As such, it might initially appear to lack focus. But it's designed to be a machine for everybody. Miyamoto is particularly keen to ensure it has as wide a range of features as possible; during the controller's development, he strongly opposed those who wanted to simplify the interface.
"Bold, but cautious, I have to be," he claimed, doing his best Yoda impression. "Not one of our customers is the same, so I think about it from the point of view of someone who has dealt with games for years, and at the same time I also think about how it will appear to people who have never played games. [The controller] has a touch-screen here, and you can see information on it at any time that won't appear on the TV. Because it has its screen, it's become much easier to understand, and we thought in that case, we'd stuff it with features so it could do anything." In other words, a secondary display with touch-screen capabilities for casual players, buttons and sticks for the core. Bingo! Everyone's happy.
ONLINE, ALL THE TIME
Of course, a world-beating feature-set means little if you don't have the developers to make the most of it, but the beauty of Wii U is that it's much more welcoming to third parties. And particularly - gasp - when it comes to online. Reggie says Wii U offers "an extremely robust online experience", while Iwata says Nintendo now "has a policy of adapting itself to changes in the network environment in a flexible fashion rather than the one of sticking toa rigid mechanism."

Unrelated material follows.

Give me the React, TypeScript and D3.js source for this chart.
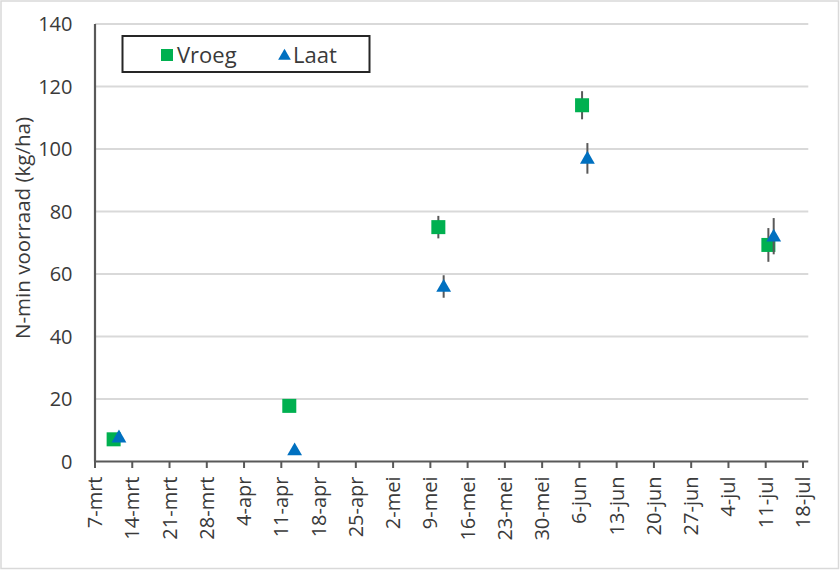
import React from "react";
import * as d3 from "d3";

const seriesNames = ["Vroeg", "Laat"];
const vroegDates = ["2021-03-10T12:00:00Z", "2021-04-12T12:00:00Z", "2021-05-10T12:00:00Z", "2021-06-06T12:00:00Z", "2021-07-11T12:00:00Z"];
const vroegValues = [7.1, 17.8, 75, 114, 69.3];
const vroegErrors = [0, 0, 3.6, 4.5, 5.4];
const laatDates = ["2021-03-11T12:00:00Z", "2021-04-13T12:00:00Z", "2021-05-11T12:00:00Z", "2021-06-07T12:00:00Z", "2021-07-12T12:00:00Z"];
const laatValues = [7.8, 3.7, 56, 97, 72.1];
const laatErrors = [0, 0, 3.6, 4.9, 5.8];
const yTicks = [0, 20, 40, 60, 80, 100, 120, 140];
const monthNames = ["jan", "feb", "mrt", "apr", "mei", "jun", "jul", "aug", "sep", "okt", "nov", "dec"];
const xStart = "2021-03-07T00:00:00Z";
const xEnd = "2021-07-19T00:00:00Z";
const xTickCount = 20;
const yLabel = "N-min voorraad (kg/ha)";

const W = 840;
const H = 571;
const FONT = "'Open Sans', 'Noto Sans', sans-serif";
const GREEN = "#00b050";
const BLUE = "#0070c0";
const AXIS = "#595959";
const GRID = "#d9d9d9";
const TEXT = "#3a3a3a";

export default function App() {
  const start = new Date(xStart);
  const x = d3.scaleUtc().domain([start, new Date(xEnd)]).range([95, 808.3]);
  const y = d3.scaleLinear().domain([0, 140]).range([461.5, 24]);
  const xTicks = d3.range(xTickCount).map((i) => d3.utcDay.offset(start, i * 7));
  const fmt = (d: Date) => `${d.getUTCDate()}-${monthNames[d.getUTCMonth()]}`;

  const vroeg = vroegDates.map((d, i) => ({ d: new Date(d), v: vroegValues[i], e: vroegErrors[i] }));
  const laat = laatDates.map((d, i) => ({ d: new Date(d), v: laatValues[i], e: laatErrors[i] }));
  const sq = 14;
  const tri = d3.symbol().type(d3.symbolTriangle).size(95)();

  const [x0, x1] = x.range();

  return (
    <svg width={W} height={H} style={{ position: "absolute", left: 0, top: 0 }} fontFamily={FONT}>
      <rect x={0} y={0} width={W} height={H} fill="#fff" />
      <rect x={1} y={1} width={837.5} height={567.5} fill="none" stroke={GRID} strokeWidth={1.5} />
      {yTicks.filter((t) => t > 0).map((t) => (
        <line key={t} x1={x0} x2={x1} y1={y(t)} y2={y(t)} stroke={GRID} strokeWidth={2} />
      ))}
      {yTicks.map((t) => (
        <text key={t} x={72.5} y={y(t)} dy="0.35em" textAnchor="end" fontSize={20} fill={TEXT}>
          {t}
        </text>
      ))}
      <text transform={`translate(23,228) rotate(-90)`} textAnchor="middle" dy="0.35em" fontSize={20.5} fill={TEXT}>
        {yLabel}
      </text>
      {xTicks.map((t) => (
        <g key={+t} transform={`translate(${x(t)},0)`}>
          <line y1={y(0)} y2={y(0) + 6.5} stroke={AXIS} strokeWidth={2} />
          <text transform={`translate(0,${y(0) + 15}) rotate(-90)`} textAnchor="end" dy="0.35em" fontSize={20} fill={TEXT}>
            {fmt(t)}
          </text>
        </g>
      ))}
      <line x1={x0} x2={x0} y1={y(140)} y2={y(0)} stroke={AXIS} strokeWidth={2.2} />
      <line x1={x0 - 1} x2={x1} y1={y(0)} y2={y(0)} stroke={AXIS} strokeWidth={2.2} />
      <g>
        {vroeg.map((p, i) =>
          p.e > 0 ? (
            <line key={"e" + i} x1={x(p.d)} x2={x(p.d)} y1={y(p.v - p.e)} y2={y(p.v + p.e)} stroke={AXIS} strokeWidth={2} />
          ) : null
        )}
        {vroeg.map((p, i) => (
          <rect key={i} x={x(p.d) - sq / 2} y={y(p.v) - sq / 2} width={sq} height={sq} fill={GREEN} />
        ))}
      </g>
      <g>
        {laat.map((p, i) =>
          p.e > 0 ? (
            <line key={"e" + i} x1={x(p.d)} x2={x(p.d)} y1={y(p.v - p.e)} y2={y(p.v + p.e)} stroke={AXIS} strokeWidth={2} />
          ) : null
        )}
        {laat.map((p, i) => (
          <path key={i} d={tri!} transform={`translate(${x(p.d)},${y(p.v) + 1})`} fill={BLUE} />
        ))}
      </g>
      <rect x={122.5} y={36} width={247} height={36} fill="#fff" stroke="#262626" strokeWidth={2} />
      <rect x={161} y={49} width={12} height={12} fill={GREEN} />
      <text x={177} y={55} dy="0.35em" fontSize={22} fill={TEXT}>{seriesNames[0]}</text>
      <path d={d3.symbol().type(d3.symbolTriangle).size(70)()!} transform="translate(284.5,56)" fill={BLUE} />
      <text x={293} y={55} dy="0.35em" fontSize={22} fill={TEXT}>{seriesNames[1]}</text>
    </svg>
  );
}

Sure, these are lines we've been fed before, only for Nintendo to tentatively dip its toe into Wi-Fi waters when it should be wading in with both feet. But by comparison, Wii U represents a sprint through the shallows and a headlong plunge into deeper waters. Don't just take Nintendo's word for it: third parties are lining up to praise their commitment to online. EA'sPeter Moore talked of a "really extensive" online setup, claiming "Nintendo has recognised the future is connected. The future is online. The future is about building powerful communities."
Hang on - communities? We've already seen Nintendo exploring that idea in Mario Kart 7. You'll be seeing a lot more of it on Wii U. Nintendo Network is a good start, but it's third parties who will be able to capitalise. Randy Pitchford of Gearbox Software, creators of Aliens: Colonial Marines, says that: "It would feel unnatural for us to commit such an effort for this game [if Wii U didn't] offer the online functionality that you expect," and Ubisoft wouldn't be releasing Ghost Recon Online as a launch title for Wii U if they weren't confident of its infrastructure.
Nintendo has recognised the future is connected...
Iwata is even ready to allow third parties to use microtransactions. "As a hardware manufacturer, or platform holder, it would be better to present third-party developers with as much freedom as possible. We plan to ensure a relative level of flexibility for Nintendo 3DS and Wii U software compatible with the Nintendo Network as long as the developer has built a trusting relationship with consumers." With the additional promise of same-day digital releases for all retail games, this demonstrates a commitment to the online space we've not seen before from Nintendo. That the setup is less rigid than, for example, Microsoft's guidelines for Xbox Live, is set to be another key factor in attracting third-party support.
It helps, of course, that Wii U is an easy machine to work with. Discussing the nature of porting Darksiders 2 code from Other Formats, Vigil Games' associate producer Jay Fitzloff said "[it's] not as challenging as you might think. Getting it working was not any issue on the Wii U. When we first got it up and running, you can have the game download to and run on the pad, and everybody was like, that could take a while. It took two lines of code and five minutes."